* Exercise prompt
Starting with the first line of the listing, quote each line exactly until and including the one with "(0,0) rectangle (958,669);", leaving pictures out.

* Dataset excerpt
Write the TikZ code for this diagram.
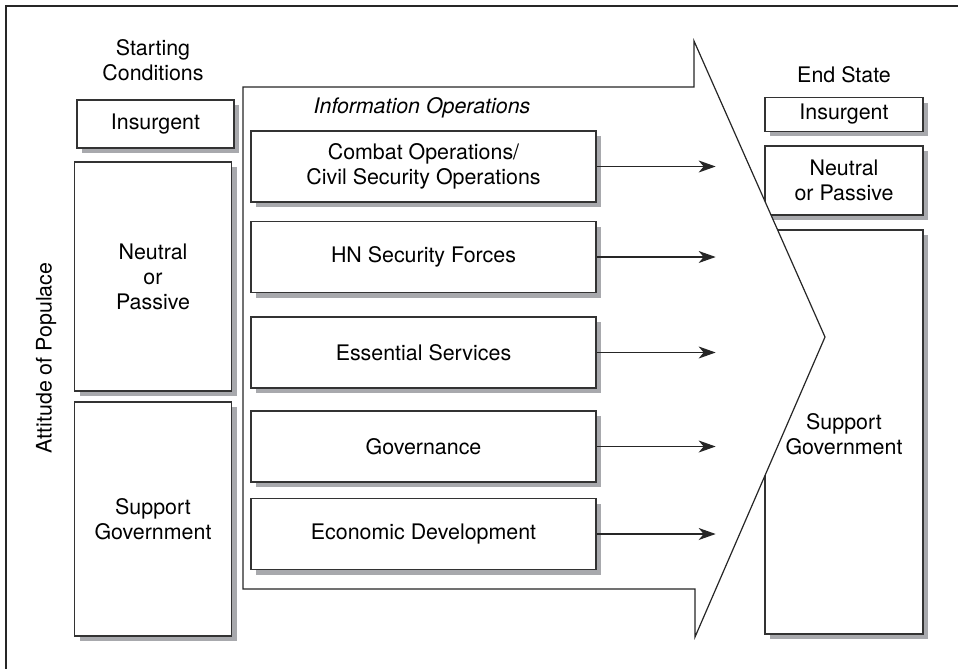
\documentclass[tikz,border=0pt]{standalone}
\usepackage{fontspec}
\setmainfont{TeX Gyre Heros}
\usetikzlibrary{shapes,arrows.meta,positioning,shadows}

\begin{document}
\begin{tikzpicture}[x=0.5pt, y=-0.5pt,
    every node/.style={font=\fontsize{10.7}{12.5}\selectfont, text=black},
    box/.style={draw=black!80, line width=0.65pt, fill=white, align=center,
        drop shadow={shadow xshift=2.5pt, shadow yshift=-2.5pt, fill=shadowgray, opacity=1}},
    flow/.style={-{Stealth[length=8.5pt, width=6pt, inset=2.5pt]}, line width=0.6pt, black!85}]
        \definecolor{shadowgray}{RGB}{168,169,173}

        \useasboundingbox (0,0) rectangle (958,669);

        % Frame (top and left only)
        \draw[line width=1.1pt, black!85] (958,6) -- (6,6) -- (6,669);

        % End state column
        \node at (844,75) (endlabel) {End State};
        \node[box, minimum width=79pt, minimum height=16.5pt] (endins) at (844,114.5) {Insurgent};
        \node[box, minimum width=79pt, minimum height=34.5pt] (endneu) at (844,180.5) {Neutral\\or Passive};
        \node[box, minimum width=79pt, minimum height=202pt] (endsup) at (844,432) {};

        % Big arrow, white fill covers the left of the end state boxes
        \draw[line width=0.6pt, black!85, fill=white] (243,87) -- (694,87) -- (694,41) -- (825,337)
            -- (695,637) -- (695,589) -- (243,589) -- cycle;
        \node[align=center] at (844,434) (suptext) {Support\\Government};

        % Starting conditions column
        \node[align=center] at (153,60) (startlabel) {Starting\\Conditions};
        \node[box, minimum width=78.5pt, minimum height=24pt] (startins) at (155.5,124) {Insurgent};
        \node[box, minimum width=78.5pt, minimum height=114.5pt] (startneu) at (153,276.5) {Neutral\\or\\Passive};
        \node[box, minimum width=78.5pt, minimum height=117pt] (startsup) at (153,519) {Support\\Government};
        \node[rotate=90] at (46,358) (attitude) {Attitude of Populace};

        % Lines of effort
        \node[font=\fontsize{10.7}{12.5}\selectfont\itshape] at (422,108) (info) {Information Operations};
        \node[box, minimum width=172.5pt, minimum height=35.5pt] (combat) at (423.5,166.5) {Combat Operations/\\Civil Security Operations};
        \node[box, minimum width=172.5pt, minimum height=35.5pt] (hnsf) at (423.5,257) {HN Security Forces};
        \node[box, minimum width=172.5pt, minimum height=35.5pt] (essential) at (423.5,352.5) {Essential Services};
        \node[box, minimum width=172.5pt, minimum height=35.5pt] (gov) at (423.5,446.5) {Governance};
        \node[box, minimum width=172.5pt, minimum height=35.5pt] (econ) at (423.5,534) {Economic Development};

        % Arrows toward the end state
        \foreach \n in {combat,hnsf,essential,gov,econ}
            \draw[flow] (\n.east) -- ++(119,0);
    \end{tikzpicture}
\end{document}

* Correct output
Write the TikZ code for this diagram.
\documentclass[tikz,border=0pt]{standalone}
\usepackage{fontspec}
\setmainfont{TeX Gyre Heros}
\usetikzlibrary{shapes,arrows.meta,positioning,shadows}

\begin{document}
\begin{tikzpicture}[x=0.5pt, y=-0.5pt,
    every node/.style={font=\fontsize{10.7}{12.5}\selectfont, text=black},
    box/.style={draw=black!80, line width=0.65pt, fill=white, align=center,
        drop shadow={shadow xshift=2.5pt, shadow yshift=-2.5pt, fill=shadowgray, opacity=1}},
    flow/.style={-{Stealth[length=8.5pt, width=6pt, inset=2.5pt]}, line width=0.6pt, black!85}]
        \definecolor{shadowgray}{RGB}{168,169,173}

        \useasboundingbox (0,0) rectangle (958,669);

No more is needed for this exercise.